There is too, perhaps, the misconception that jobs in energy equate to engineering roles, but of course this is not the case. Any business today relies on multi-disciplinary teams and energy is no different, with companies including financial analysts, computer modellers, environmental scientists and geologist, to name just a few relevant disciplines. Indeed the Energy Team in HIE is staffed with economists, geographers, political scientists, European law specialists, as well as the occasional engineer and business analyst, with woman outnumbering men by two to one.

However HIE’s energy gender balance is unusual, so the question the First Minister posed is what can we, as an industry and a country firmly promoting energy as one of our prime motors of economic growth, do to ensure its leadership and workforce is more representative of the population as a whole?

Angela Constance, Scotland’s Cabinet Secretary for Education and Lifelong Learning, has said: “You can’t be what you can’t see” – and we need to get more stories out there of women having interesting and successful careers in renewables, oil and gas. Networking organisations such as WIRES (Women in Renewable Energy in Scotland) already play a vital role in actively promoting positive messages and providing mentors to the new leaders of tomorrow, and this can only be a good thing.

According to Lindsay Leask, vice-chair of WIRES and Senior Policy Manager, Offshore Renewables, at trade body Scottish Renewables, the renewable sector has better gender balance than oil and gas, yet just 26 per cent of Scotland’s renewable energy workforce is female.
“I think we’ve still got a long way to go,” Leask says. “The good news is that the Igniting Change report finds we are looking at an entirely fixable problem.

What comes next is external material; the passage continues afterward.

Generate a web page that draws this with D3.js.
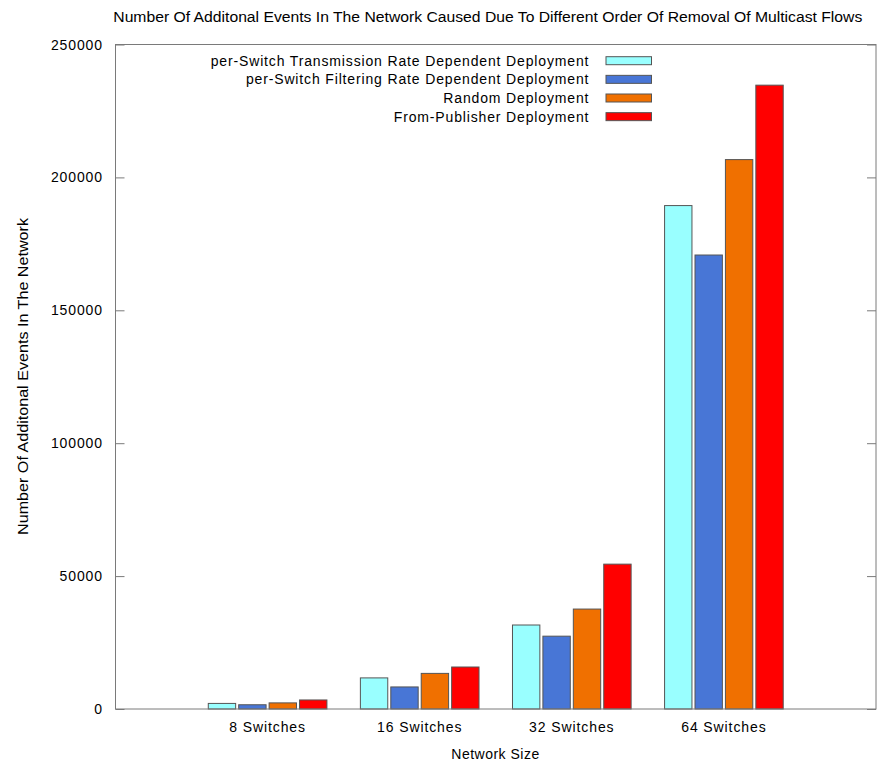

“It proposes actions for CEOs, HR departments, senior management and women themselves. Targets are one tool, but broader cultural shifts are equally important to achieve these numbers. The research found the most important action a CEO can take is to simply lead by example, create a diverse team and challenge bias,” Leask concludes.

This view certainly matches the opinions the First Minister heard at Scottish Energy Advisory Board.

There was a broad consensus on the need to drive change from the board level down – with affirmative action and personal leadership to the fore. In other words, to “be the change you wish to see..’

This change will need to happen soon if Scotland is the meet it’s 2020 ambitions and I hope that, as we have seen in other competitive fields, such as medicine and, dare I say it, politics, the more women we see at the top, the more it becomes the norm.

As our own First Minister said on appointing her cabinet of five men and five women in November last year: “The cabinet line-up is a clear demonstration that this government will work hard in all areas to promote women, to create gender equality and it sends out a strong message that the business of redressing the gender balance in public life starts right here in government.”

Leadership, as Nicola Sturgeon has shown, comes from the front.